House debates

Wednesday, 2 March 2016

Constituency Statements

Budget

9:58 am

Photo of Wayne SwanWayne Swan (Lilley, Australian Labor Party) Share this | | Hansard source

Time and time again, we have seen the Turnbull-Abbott government go after low- and middle-income earners in our community. We have seen them go after pensioners, the very men and women who have worked hard all of their lives to make our country great—all they expect is dignity and respect in their retirement. Through two budgets, we have seen this government go after low-and middle-income earners through cuts to family payments—a family on $65,000 a year with two children will lose up to $115 a week; a family on $120,000 with two children will lose up to $60 a week. At every opportunity, the Turnbull-Abbott government has gone after Medicare, penalty rates, progressive taxation, and investment in education. None of these things are safe under a Liberal government. So we have to ask the question: why are the Liberals so driven to destroy our social contract? It is a social contract which has delivered one of the highest living standards in the world, with some of the best outcomes in terms of equality of opportunity anywhere in the world.

Through the two budgets they have attacked low- and middle-income earners, but they have refused to go after the tax concessions which go to some of the wealthiest and highest-income people in our community. They sit in the parliament and take money away from working families but will not touch the tax concessions going to some of the wealthiest people in our community. Take negative gearing, for example: the top 20 per cent receive around half of all negative gearing subsidies; the top 10 per cent receive nearly 70 per cent of all capital gains subsidies. Why is this the case? The fact is: the last three Liberal leaders—Nelson, Turnbull and Abbott—represent three of the five wealthiest electorates in our country. Wentworth is the wealthiest, with a median income of $2,643. So we have a leadership that represents the wealthiest communities in the country attacking the middle class around the rest of the country. The Liberals and Nationals sit in the parliament and vote for it whilst refusing to do anything about the tax concessions which go to some of the wealthiest people in our community.

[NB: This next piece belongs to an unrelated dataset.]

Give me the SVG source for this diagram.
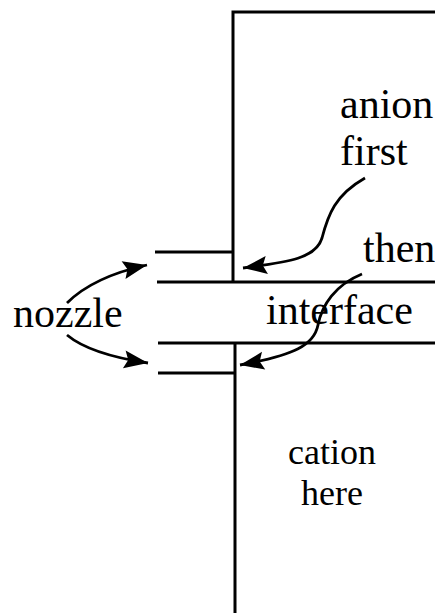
<svg xmlns="http://www.w3.org/2000/svg" width="435" height="613" viewBox="0 0 435 613">
  <style>
    .wall { stroke: #000; stroke-width: 3; fill: none; }
    .arc { stroke: #000; stroke-width: 2.8; fill: none; marker-end: url(#head); }
    .lbl { font-family: "Liberation Serif", "Times New Roman", serif; font-size: 42px; fill: #000; }
    .sm { font-size: 36px; }
  </style>
  <defs>
    <marker id="head" markerUnits="userSpaceOnUse" markerWidth="28" markerHeight="20" refX="24" refY="9" orient="auto" overflow="visible">
      <path d="M0,0 L24,9 L0,18 L4,9 Z" fill="#000"/>
    </marker>
  </defs>
  <rect width="435" height="613" fill="#fff"/>

  <g id="upper-chamber">
    <path class="wall" d="M435,12 H233 V282"/>
  </g>
  <g id="interface-channel">
    <path class="wall" d="M157,282 H435"/>
    <path class="wall" d="M158,343 H435"/>
  </g>
  <g id="lower-chamber">
    <path class="wall" d="M235,343 V613"/>
  </g>
  <g id="nozzle-upper">
    <path class="wall" d="M155,252 H233"/>
  </g>
  <g id="nozzle-lower">
    <path class="wall" d="M158,373 H235"/>
  </g>

  <g id="labels">
    <text class="lbl" x="340" y="118">anion</text>
    <text class="lbl" x="340" y="165">first</text>
    <text class="lbl" x="363" y="262">then</text>
    <text class="lbl" x="266" y="324">interface</text>
    <text class="lbl" x="13" y="327">nozzle</text>
    <text class="lbl sm" x="332" y="464" text-anchor="middle">cation</text>
    <text class="lbl sm" x="332" y="505" text-anchor="middle">here</text>
  </g>

  <g id="connectors">
    <path class="arc" d="M365,178 C335,195 328,215 322,238 C316,258 290,262 243,268"/>
    <path class="arc" d="M362,274 C335,285 322,305 318,325 C314,345 295,355 240,365"/>
    <path class="arc" d="M67,303 C85,285 115,272 147,265"/>
    <path class="arc" d="M67,335 C85,350 115,358 148,363"/>
  </g>
</svg>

Why is this the case? Four years ago this week I wrote an essay for The Monthly, 'The 0.01 per cent: the rising influence of vested interests in Australia'. This is where big money talks, and it talks in the Turnbull and Abbott governments. So now we see the Property Council marshalling a big campaign to back in their sponsors, the people they really control and run: the Liberals in Canberra, who represent the 0.01 per cent. They do not represent the 30 or 40 or 50 per cent of working families out there in the electorates right around this country who are being dudded, week after week after week—having their Medicare attacked, having their education funding attacked and having their incomes attacked. And the Liberals sit in the parliament and defend some of these obscene tax concessions which deliver the benefits to the highest-income earners in our community. They do not represent the many; they represent the 0.01 per cent.